My last months of 18 years old was filled with a balance of bad and good times. I was thrilled by my HNMUN journey and in a very short circumstances before my departure, I discovered the real truth about someone I thought I could believe in. Yes, the chick-flick guy I wrote earlier. Turns out that all his sweet words and acts and affections and deadly poisonous rainbow candies were all fake. I almost arrived to a conclusion that he’d never loved me anyway, while I was falling slowly into his trap, his spider web. Oh, what an irony! But then my departure time came, and I left my unrequited love in Indonesia, flew to United States, to a concrete jungle where dreams are made.
It really helped. I ignored every attempt to contact him first in any sort of communication.
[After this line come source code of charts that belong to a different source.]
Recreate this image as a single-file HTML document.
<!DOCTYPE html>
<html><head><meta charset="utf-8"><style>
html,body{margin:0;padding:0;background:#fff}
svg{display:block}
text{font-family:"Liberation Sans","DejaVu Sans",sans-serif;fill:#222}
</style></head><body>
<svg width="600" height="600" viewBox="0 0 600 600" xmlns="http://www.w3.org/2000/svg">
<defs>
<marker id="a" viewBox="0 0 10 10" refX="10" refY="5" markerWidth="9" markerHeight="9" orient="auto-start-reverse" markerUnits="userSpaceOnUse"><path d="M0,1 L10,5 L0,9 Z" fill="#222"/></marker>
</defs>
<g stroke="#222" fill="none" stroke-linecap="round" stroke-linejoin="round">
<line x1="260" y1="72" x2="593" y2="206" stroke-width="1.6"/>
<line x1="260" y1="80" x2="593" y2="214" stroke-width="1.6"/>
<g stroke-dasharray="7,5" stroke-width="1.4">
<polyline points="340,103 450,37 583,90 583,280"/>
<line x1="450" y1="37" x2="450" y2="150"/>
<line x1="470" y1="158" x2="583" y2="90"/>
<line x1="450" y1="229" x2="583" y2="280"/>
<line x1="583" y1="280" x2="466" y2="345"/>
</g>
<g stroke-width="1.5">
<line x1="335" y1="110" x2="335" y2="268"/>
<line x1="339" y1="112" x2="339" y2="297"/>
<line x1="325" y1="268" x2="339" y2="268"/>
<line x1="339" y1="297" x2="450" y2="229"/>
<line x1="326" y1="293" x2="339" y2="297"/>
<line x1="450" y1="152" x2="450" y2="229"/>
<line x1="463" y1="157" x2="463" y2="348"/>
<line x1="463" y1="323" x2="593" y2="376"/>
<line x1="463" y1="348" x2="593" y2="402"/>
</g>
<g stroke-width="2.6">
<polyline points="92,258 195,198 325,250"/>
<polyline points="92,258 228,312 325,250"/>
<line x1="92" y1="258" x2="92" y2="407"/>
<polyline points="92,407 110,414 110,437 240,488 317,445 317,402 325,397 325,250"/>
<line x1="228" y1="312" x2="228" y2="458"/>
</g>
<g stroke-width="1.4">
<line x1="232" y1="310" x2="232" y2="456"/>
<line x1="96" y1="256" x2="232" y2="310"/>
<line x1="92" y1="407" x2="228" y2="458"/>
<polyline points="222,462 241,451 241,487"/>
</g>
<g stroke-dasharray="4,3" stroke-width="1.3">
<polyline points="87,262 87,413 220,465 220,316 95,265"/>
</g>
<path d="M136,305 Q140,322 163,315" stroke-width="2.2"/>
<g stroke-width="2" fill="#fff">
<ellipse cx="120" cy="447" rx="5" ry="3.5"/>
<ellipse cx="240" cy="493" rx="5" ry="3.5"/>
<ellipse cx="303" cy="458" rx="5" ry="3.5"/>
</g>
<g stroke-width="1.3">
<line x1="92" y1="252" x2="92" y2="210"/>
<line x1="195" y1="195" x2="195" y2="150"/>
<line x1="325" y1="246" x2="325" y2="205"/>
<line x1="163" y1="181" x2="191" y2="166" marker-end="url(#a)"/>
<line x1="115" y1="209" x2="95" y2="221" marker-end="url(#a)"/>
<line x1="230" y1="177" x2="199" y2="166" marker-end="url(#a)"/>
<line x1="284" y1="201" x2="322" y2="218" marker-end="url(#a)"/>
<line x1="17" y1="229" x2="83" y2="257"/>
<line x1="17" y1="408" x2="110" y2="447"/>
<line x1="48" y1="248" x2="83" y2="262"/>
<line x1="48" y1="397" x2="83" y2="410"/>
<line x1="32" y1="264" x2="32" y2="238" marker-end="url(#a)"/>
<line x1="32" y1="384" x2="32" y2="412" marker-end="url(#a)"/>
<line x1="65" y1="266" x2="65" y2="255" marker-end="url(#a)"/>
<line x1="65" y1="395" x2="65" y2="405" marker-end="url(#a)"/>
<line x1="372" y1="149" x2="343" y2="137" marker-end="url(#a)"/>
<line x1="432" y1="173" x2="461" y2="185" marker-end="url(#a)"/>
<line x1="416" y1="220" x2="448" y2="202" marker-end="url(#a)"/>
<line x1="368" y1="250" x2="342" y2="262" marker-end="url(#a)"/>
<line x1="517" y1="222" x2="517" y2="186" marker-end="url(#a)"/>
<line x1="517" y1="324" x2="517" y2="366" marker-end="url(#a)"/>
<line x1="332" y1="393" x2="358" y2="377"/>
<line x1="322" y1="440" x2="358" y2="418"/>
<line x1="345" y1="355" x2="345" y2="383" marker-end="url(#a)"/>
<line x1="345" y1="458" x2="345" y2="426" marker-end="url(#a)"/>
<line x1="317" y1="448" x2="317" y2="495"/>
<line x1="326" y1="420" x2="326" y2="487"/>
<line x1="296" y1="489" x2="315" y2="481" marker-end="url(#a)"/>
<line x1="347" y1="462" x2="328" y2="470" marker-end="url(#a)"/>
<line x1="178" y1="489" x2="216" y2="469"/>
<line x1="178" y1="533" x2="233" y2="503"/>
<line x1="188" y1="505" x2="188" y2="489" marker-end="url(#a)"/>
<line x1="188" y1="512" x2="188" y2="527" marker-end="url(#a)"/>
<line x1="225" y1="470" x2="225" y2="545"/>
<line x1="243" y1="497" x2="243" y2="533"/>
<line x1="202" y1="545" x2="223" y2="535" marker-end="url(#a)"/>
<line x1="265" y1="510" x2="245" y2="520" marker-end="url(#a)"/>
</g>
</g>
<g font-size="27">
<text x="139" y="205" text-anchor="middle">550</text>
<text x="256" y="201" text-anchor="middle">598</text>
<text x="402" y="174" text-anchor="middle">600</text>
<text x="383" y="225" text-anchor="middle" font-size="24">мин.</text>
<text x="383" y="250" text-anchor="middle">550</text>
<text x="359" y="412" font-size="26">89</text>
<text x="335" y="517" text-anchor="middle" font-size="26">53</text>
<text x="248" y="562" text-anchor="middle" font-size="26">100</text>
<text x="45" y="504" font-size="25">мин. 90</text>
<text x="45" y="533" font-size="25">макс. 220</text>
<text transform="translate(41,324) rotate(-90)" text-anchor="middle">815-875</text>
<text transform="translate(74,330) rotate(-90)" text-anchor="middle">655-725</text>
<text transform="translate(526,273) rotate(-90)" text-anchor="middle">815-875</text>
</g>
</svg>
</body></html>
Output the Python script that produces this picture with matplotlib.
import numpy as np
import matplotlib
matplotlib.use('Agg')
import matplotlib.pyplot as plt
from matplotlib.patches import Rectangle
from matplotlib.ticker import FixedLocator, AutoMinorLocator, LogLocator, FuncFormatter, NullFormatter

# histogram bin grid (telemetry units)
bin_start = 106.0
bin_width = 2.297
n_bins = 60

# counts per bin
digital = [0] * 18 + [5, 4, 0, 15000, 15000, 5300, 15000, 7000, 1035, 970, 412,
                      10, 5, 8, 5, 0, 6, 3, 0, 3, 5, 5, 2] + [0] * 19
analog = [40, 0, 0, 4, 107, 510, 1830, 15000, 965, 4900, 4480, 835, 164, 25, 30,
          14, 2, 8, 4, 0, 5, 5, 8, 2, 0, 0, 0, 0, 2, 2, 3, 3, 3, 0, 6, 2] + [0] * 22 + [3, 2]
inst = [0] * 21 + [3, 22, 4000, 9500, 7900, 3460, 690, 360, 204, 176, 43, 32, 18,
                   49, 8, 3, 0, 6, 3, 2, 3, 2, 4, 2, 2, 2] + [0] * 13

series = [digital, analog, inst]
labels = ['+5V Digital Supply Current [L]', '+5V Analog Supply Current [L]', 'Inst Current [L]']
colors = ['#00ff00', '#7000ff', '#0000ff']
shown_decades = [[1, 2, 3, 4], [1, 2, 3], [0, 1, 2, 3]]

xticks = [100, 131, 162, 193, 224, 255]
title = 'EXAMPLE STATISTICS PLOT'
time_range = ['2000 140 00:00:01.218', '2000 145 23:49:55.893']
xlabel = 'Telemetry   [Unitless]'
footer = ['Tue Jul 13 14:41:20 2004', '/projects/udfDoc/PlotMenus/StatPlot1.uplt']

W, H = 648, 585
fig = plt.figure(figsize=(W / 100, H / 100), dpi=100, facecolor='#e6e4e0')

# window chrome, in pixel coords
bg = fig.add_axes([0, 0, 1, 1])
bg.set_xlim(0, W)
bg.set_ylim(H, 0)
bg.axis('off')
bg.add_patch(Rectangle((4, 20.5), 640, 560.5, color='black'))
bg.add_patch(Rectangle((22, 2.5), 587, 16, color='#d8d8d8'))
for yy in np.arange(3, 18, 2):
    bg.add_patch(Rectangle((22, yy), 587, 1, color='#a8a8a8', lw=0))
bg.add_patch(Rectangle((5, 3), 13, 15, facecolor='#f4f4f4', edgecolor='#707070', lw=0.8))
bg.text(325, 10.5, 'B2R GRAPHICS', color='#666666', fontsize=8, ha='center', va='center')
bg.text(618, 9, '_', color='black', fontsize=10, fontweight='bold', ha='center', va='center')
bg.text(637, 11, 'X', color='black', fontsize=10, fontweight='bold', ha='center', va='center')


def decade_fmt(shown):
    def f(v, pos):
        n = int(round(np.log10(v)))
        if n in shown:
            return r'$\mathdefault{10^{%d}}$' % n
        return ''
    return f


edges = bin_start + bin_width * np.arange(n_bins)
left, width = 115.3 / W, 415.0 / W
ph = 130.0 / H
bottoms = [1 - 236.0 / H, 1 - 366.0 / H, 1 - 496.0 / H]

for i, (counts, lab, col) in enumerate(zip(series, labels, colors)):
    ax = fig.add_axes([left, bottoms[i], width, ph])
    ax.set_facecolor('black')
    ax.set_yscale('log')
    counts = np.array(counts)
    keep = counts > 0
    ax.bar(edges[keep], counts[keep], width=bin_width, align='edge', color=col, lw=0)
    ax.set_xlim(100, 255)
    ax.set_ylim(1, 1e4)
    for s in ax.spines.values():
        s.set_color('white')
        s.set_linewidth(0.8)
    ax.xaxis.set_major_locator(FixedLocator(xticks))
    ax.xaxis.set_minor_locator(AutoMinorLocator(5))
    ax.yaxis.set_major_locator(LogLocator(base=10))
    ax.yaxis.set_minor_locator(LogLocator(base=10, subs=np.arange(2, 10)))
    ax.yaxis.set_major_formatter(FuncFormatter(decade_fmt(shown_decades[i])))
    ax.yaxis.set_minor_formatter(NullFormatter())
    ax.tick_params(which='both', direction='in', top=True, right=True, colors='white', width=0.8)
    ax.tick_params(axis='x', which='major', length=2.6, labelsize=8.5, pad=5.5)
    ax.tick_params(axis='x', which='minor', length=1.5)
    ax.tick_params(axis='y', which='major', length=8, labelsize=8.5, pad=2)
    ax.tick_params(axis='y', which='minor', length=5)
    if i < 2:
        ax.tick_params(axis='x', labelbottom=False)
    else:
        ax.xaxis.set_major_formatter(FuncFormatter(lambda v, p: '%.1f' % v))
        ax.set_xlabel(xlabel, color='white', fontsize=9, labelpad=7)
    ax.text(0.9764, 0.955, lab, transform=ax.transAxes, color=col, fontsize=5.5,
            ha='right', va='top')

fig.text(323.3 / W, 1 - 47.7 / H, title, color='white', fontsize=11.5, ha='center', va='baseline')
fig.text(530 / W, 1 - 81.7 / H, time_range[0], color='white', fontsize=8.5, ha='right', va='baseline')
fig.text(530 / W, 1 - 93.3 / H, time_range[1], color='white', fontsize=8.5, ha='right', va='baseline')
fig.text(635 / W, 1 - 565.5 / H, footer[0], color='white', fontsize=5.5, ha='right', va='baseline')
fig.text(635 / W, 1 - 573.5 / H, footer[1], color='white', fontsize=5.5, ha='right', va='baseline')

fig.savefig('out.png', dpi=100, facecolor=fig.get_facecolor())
I let myself healed instantly by the pouring snow and distinguished delegates J. The journey was a great deal of fun. The conference loaded me with new insights about the world’s decision making process, and the whole trip was just plainly amazing. When you have 17 fantastic people to travel with, life can never be flat. And galau was obviously out of place. Returning to Indonesia, I found evidence that further encourages me to believe that that particular person was simply jerk, and I left him happily although he continued to ignite the flame of hope, awaking greedy monster that hungers for affection inside me. I am now a more mature person. A happier one. I’m more ready to face whatever life has for me in store.
I can feel the betterment in every blood drops running inside my vein.